Shell operates a refinery in Tabangao, Batangas, that produces its own electric power through turbines fueled mainly by natural gas. The excess electricity will be sold in the spot market. The DOE said Shell must comply with the DOE and Energy Regulatory Commission policies, including the Retail Competition and Open Access and WESM rules, among others. Early this month, the oil firm sought approval from shareholders to expand its business to include the sale of electricity.
“The selling of excess power is not the main driver of our business. We see an opportunity because of the equipment we have, but our core business continues to be our highly profitable marketing business,” company President Cesar Romero said. “If there’s an opportunity to make extra margin on our refinery then we will do so.” The oil firm plans to build 50 to 70 stations a year. It has over 900 stations to date. In 2016 it built 48 new stations.
Romero said 20 percent to 25 percent of the P4-billion capital expenditure allocated every year over the next three years will be used to expand its retail business to 1,200 service stations by 2020.   Shell, according to a company official, is eyeing to expand along the Subic-Clark Toll Expressway.

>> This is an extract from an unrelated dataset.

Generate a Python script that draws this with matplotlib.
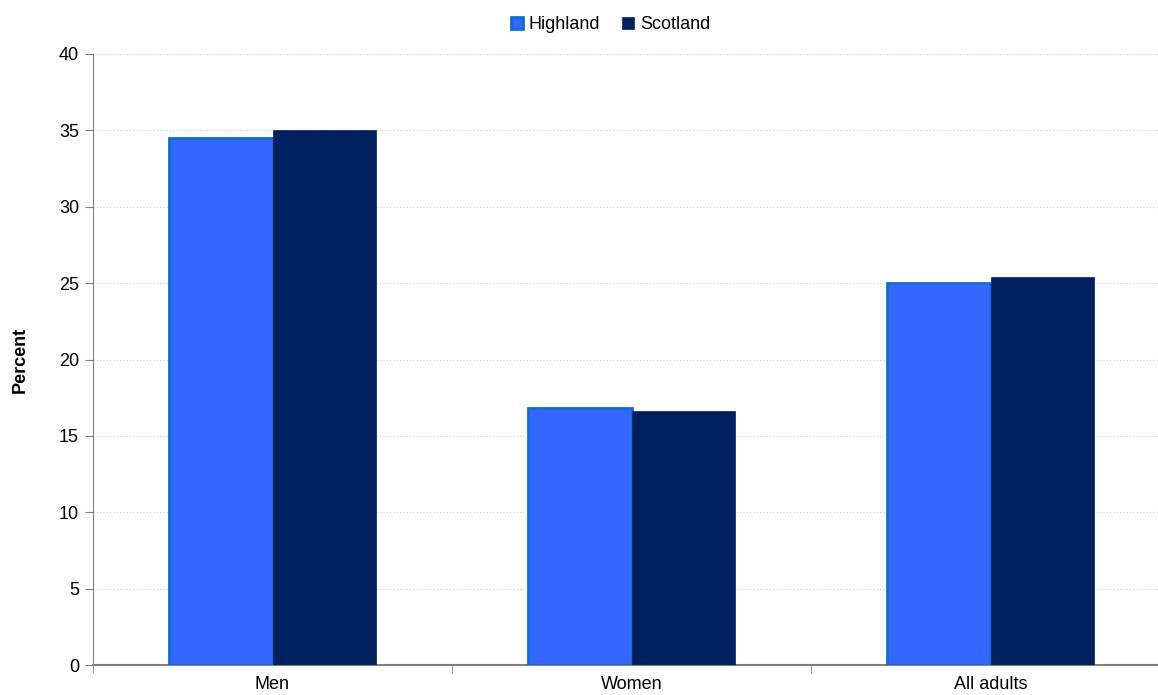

“The retail business continues to be strong. The only area we are concerned with is the fuel for power. With the coming in of coal plants, the demand for fuel oil for power has decreased,” Romero said.
The company remains bullish for the year as it sees core earnings to grow by P1 billion to P2 billion year-on-year in succeeding years.
“Our commitment is improvement in underlying performance of about P1 billion to 2 billion a year, taking out inventory gains and other extra ordinary ones. More or less, that is the trajectory we’re trying to pursue,” Romero said.  The oil firm posted a 27-percent increase in earnings for the first three months of the year to P2.89 billion, from P2.27 billion in the same period last year.